Do this — Leaving out every picture, quote the data below exactly as it appears.

Information provided —

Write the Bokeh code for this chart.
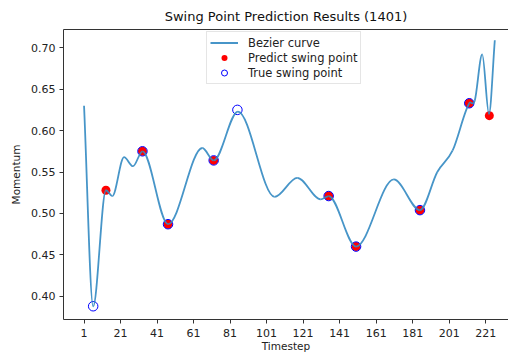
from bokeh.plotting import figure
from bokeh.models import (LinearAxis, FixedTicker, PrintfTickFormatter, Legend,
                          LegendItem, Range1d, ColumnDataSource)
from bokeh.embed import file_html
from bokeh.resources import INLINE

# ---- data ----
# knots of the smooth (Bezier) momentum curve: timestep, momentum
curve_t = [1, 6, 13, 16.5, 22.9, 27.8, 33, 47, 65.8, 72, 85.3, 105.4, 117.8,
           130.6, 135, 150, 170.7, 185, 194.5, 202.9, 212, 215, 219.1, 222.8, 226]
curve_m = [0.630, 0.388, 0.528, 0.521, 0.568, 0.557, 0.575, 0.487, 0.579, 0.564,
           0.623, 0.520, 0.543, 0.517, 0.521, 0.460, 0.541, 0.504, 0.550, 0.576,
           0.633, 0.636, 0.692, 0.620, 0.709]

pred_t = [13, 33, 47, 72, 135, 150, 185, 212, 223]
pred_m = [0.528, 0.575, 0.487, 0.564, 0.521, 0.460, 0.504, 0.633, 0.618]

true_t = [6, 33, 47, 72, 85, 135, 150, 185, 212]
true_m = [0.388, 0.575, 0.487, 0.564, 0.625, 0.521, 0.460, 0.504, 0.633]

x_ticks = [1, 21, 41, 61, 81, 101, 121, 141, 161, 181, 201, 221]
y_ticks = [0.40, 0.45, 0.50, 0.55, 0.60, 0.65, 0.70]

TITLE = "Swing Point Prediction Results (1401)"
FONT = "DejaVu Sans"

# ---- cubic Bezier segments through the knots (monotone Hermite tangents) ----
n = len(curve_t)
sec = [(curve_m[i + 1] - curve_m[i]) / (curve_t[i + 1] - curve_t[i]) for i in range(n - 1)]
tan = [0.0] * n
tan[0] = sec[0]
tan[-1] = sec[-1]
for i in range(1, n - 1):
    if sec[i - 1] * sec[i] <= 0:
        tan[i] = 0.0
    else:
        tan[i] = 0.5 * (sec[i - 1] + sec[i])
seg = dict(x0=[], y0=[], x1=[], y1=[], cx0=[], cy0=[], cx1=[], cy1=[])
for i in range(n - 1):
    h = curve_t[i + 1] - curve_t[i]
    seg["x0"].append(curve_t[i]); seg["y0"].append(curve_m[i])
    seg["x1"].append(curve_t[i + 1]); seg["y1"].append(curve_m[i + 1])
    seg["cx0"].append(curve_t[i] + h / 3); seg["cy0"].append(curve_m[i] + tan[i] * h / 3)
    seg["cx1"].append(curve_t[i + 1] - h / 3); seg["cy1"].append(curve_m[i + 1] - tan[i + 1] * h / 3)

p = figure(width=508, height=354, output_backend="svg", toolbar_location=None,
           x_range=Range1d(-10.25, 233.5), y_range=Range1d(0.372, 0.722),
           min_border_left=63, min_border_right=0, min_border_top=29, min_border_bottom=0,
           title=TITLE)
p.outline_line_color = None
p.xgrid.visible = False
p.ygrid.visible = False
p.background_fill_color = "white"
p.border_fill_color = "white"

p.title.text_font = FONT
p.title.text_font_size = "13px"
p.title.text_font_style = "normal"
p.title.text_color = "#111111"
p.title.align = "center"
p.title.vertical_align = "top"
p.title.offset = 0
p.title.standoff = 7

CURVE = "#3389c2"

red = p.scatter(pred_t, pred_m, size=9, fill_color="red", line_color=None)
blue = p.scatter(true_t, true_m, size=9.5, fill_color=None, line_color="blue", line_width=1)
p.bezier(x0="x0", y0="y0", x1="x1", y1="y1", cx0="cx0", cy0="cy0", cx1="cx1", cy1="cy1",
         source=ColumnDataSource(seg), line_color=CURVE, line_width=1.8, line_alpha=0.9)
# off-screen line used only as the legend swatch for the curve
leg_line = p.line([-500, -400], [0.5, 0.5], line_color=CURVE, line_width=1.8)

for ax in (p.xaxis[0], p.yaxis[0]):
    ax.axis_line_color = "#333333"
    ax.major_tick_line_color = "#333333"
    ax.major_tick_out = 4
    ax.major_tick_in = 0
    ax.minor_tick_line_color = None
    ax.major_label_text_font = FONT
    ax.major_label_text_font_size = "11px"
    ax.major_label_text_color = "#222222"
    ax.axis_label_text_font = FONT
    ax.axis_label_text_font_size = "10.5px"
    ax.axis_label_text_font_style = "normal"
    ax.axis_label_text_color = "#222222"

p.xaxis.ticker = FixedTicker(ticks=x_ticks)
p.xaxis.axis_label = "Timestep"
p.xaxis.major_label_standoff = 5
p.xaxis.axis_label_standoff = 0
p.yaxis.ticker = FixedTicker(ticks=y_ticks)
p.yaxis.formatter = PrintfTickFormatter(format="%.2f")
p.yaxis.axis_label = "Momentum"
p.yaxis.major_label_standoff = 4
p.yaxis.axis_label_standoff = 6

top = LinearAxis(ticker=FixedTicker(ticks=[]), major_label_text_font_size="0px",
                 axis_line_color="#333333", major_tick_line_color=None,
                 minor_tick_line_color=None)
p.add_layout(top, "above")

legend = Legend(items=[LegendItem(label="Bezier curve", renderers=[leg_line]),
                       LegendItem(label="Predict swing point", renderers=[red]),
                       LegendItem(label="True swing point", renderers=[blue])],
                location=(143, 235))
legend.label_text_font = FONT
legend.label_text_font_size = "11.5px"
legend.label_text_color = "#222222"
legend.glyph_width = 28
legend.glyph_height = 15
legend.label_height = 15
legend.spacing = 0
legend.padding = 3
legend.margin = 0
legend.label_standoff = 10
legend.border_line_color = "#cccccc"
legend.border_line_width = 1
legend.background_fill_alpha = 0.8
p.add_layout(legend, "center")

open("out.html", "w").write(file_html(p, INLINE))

Solution —
Write the Bokeh code for this chart.
from bokeh.plotting import figure
from bokeh.models import (LinearAxis, FixedTicker, PrintfTickFormatter, Legend,
                          LegendItem, Range1d, ColumnDataSource)
from bokeh.embed import file_html
from bokeh.resources import INLINE

# ---- data ----
# knots of the smooth (Bezier) momentum curve: timestep, momentum
curve_t = [1, 6, 13, 16.5, 22.9, 27.8, 33, 47, 65.8, 72, 85.3, 105.4, 117.8,
           130.6, 135, 150, 170.7, 185, 194.5, 202.9, 212, 215, 219.1, 222.8, 226]
curve_m = [0.630, 0.388, 0.528, 0.521, 0.568, 0.557, 0.575, 0.487, 0.579, 0.564,
           0.623, 0.520, 0.543, 0.517, 0.521, 0.460, 0.541, 0.504, 0.550, 0.576,
           0.633, 0.636, 0.692, 0.620, 0.709]

pred_t = [13, 33, 47, 72, 135, 150, 185, 212, 223]
pred_m = [0.528, 0.575, 0.487, 0.564, 0.521, 0.460, 0.504, 0.633, 0.618]

true_t = [6, 33, 47, 72, 85, 135, 150, 185, 212]
true_m = [0.388, 0.575, 0.487, 0.564, 0.625, 0.521, 0.460, 0.504, 0.633]

x_ticks = [1, 21, 41, 61, 81, 101, 121, 141, 161, 181, 201, 221]
y_ticks = [0.40, 0.45, 0.50, 0.55, 0.60, 0.65, 0.70]

TITLE = "Swing Point Prediction Results (1401)"
FONT = "DejaVu Sans"

# ---- cubic Bezier segments through the knots (monotone Hermite tangents) ----
n = len(curve_t)
sec = [(curve_m[i + 1] - curve_m[i]) / (curve_t[i + 1] - curve_t[i]) for i in range(n - 1)]
tan = [0.0] * n
tan[0] = sec[0]
tan[-1] = sec[-1]
for i in range(1, n - 1):
    if sec[i - 1] * sec[i] <= 0:
        tan[i] = 0.0
    else:
        tan[i] = 0.5 * (sec[i - 1] + sec[i])
seg = dict(x0=[], y0=[], x1=[], y1=[], cx0=[], cy0=[], cx1=[], cy1=[])
for i in range(n - 1):
    h = curve_t[i + 1] - curve_t[i]
    seg["x0"].append(curve_t[i]); seg["y0"].append(curve_m[i])
    seg["x1"].append(curve_t[i + 1]); seg["y1"].append(curve_m[i + 1])
    seg["cx0"].append(curve_t[i] + h / 3); seg["cy0"].append(curve_m[i] + tan[i] * h / 3)
    seg["cx1"].append(curve_t[i + 1] - h / 3); seg["cy1"].append(curve_m[i + 1] - tan[i + 1] * h / 3)

p = figure(width=508, height=354, output_backend="svg", toolbar_location=None,
           x_range=Range1d(-10.25, 233.5), y_range=Range1d(0.372, 0.722),
           min_border_left=63, min_border_right=0, min_border_top=29, min_border_bottom=0,
           title=TITLE)
p.outline_line_color = None
p.xgrid.visible = False
p.ygrid.visible = False
p.background_fill_color = "white"
p.border_fill_color = "white"

p.title.text_font = FONT
p.title.text_font_size = "13px"
p.title.text_font_style = "normal"
p.title.text_color = "#111111"
p.title.align = "center"
p.title.vertical_align = "top"
p.title.offset = 0
p.title.standoff = 7

CURVE = "#3389c2"

red = p.scatter(pred_t, pred_m, size=9, fill_color="red", line_color=None)
blue = p.scatter(true_t, true_m, size=9.5, fill_color=None, line_color="blue", line_width=1)
p.bezier(x0="x0", y0="y0", x1="x1", y1="y1", cx0="cx0", cy0="cy0", cx1="cx1", cy1="cy1",
         source=ColumnDataSource(seg), line_color=CURVE, line_width=1.8, line_alpha=0.9)
# off-screen line used only as the legend swatch for the curve
leg_line = p.line([-500, -400], [0.5, 0.5], line_color=CURVE, line_width=1.8)

for ax in (p.xaxis[0], p.yaxis[0]):
    ax.axis_line_color = "#333333"
    ax.major_tick_line_color = "#333333"
    ax.major_tick_out = 4
    ax.major_tick_in = 0
    ax.minor_tick_line_color = None
    ax.major_label_text_font = FONT
    ax.major_label_text_font_size = "11px"
    ax.major_label_text_color = "#222222"
    ax.axis_label_text_font = FONT
    ax.axis_label_text_font_size = "10.5px"
    ax.axis_label_text_font_style = "normal"
    ax.axis_label_text_color = "#222222"

p.xaxis.ticker = FixedTicker(ticks=x_ticks)
p.xaxis.axis_label = "Timestep"
p.xaxis.major_label_standoff = 5
p.xaxis.axis_label_standoff = 0
p.yaxis.ticker = FixedTicker(ticks=y_ticks)
p.yaxis.formatter = PrintfTickFormatter(format="%.2f")
p.yaxis.axis_label = "Momentum"
p.yaxis.major_label_standoff = 4
p.yaxis.axis_label_standoff = 6

top = LinearAxis(ticker=FixedTicker(ticks=[]), major_label_text_font_size="0px",
                 axis_line_color="#333333", major_tick_line_color=None,
                 minor_tick_line_color=None)
p.add_layout(top, "above")

legend = Legend(items=[LegendItem(label="Bezier curve", renderers=[leg_line]),
                       LegendItem(label="Predict swing point", renderers=[red]),
                       LegendItem(label="True swing point", renderers=[blue])],
                location=(143, 235))
legend.label_text_font = FONT
legend.label_text_font_size = "11.5px"
legend.label_text_color = "#222222"
legend.glyph_width = 28
legend.glyph_height = 15
legend.label_height = 15
legend.spacing = 0
legend.padding = 3
legend.margin = 0
legend.label_standoff = 10
legend.border_line_color = "#cccccc"
legend.border_line_width = 1
legend.background_fill_alpha = 0.8
p.add_layout(legend, "center")

open("out.html", "w").write(file_html(p, INLINE))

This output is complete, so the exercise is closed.